Meu último Samurai
Pensei muito em escrever um texto, uma homenagem a esse meu amigo. Mas achei tudo muito pessoal, achava que seria injusto expor minhas feridas aqui no O Taboanense. Porém, só quem gosta de lidar com as palavras sabe que quando uma ideia, nesse caso uma angustia, está incomodando tanto, precisa ser expurgada de dentro da gente.
Foto: arquivo pessoal
Tempos de criança: eu, meu irmão Beto e meu amigo Edson, em setembro de 1987, no Playcenter
O que vem a seguir é algo pessoal, que torno público pela paixão que tenho pela memória da minha infância e dos meus amigos. Não queria que meu texto fosse interpretado como um lamento, mas sim com uma canção de amor pela vida. Porque foi sempre assim que vivemos e são essas memórias que nos fazem tocar as coisas pra frente.
Moro em Taboão da Serra desde os quatro anos e conheci um japonesinho chamado Edson Miashiro aos nove, importado de Miracatu. De lá pra cá, muitos anos voaram, tivemos muitas histórias em comum e outras tantas incomuns. Crescemos juntos no Bagatelle, um dos prédios mais antigos da cidade, encravado no coração de Taboão.
Foi ali que formei meu caráter e ao lado do Edson descobri muitas coisas que a vida esconde como se fossem segredos, entre elas a amizade. Tínhamos uma turma pequena, mas unida. Tão unida que hoje não imagino onde estão cada um de meus melhores amigos. O Heyder, dizem, foi morar no Sul. O Rodrigo, carinhosamente e injustamente apelidado de Bola, parece que se casou e seu destino é tão incerto quanto nosso futuro. E o Edson, que de todos era o que estava mais longe, e ao mesmo tempo o mais próximo, era o único que eu mantinha contato.
Dando um salto temporal nesse texto, nossa infância e adolescência foram mágicas, uma época em onde não existiam preocupações, indecisões ou arrependimentos. A vida pulsava, as ideias, as brincadeiras, as gargalhadas, tudo era tão normal que até parecia injusto: nós éramos felizes, tínhamos todo tempo do mundo. Nós quatro nos metemos em tantas roubadas, tantas histórias inconcebíveis, que hoje bate aquela saudade de um tempo onde realmente a vida era plena.

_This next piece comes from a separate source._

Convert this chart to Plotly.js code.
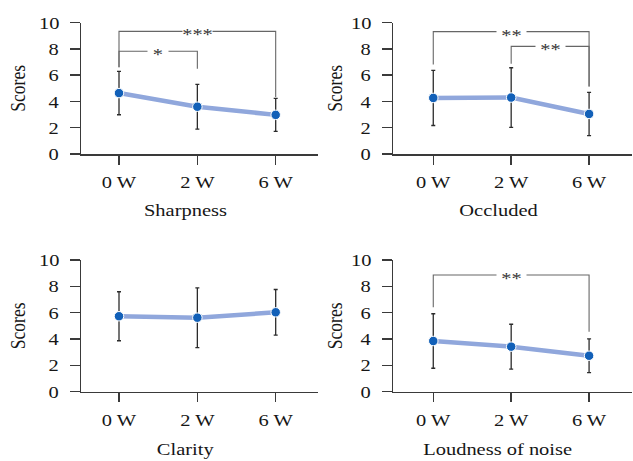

Juntos, sempre juntos, nossa turma conheceu o amor, o ódio, a alegria e a guerra. Passamos juntos pela adolescência (que tempo difícil, quantos conflitos), chegamos a vida adulta e nos deparamos com uma realidade que não era nossa, mas tarde demais, era hora de encarar o mundo que se impunha pela força do tempo.
A idade não perdoa, o tempo continua implacável. Crescemos, mudamos nossos sonhos e utopias. Andamos por caminhos que nunca planejamos e nem a mais fértil imaginação poderia desenhar um futuro como o nosso hoje. Na última vez em que nos encontramos, quando visitou a família no Brasil, lá no Bar Léo, na Aurora, entre um chope e outro, entre uma gargalhada e outra, meu amigo brindou: “como a vida é boa”, disse com aquele sorriso que sempre marcava sua paz oriental. Ninguém podia imaginar.
Se o Corinthians vai ter estádio, se o Santos vai ser campeão, quem a Dilma vai nomear como ministro, se o dólar vai cair ou subir, se a cerveja vai estar gelada… Nada mais importa. Nada. O meu amigo morreu em um acidente estúpido.
São de despedidas que se faz a vida.
Edson, por todas as risadas que demos juntos, por todas as enrascadas que nos metemos, por todos os sonhos compartilhados, pelo apoio e pelas críticas, pelas palavras de carinho, de admiração e de revolta, só posso dizer, aqui, sozinho, uma coisa… Arigatô!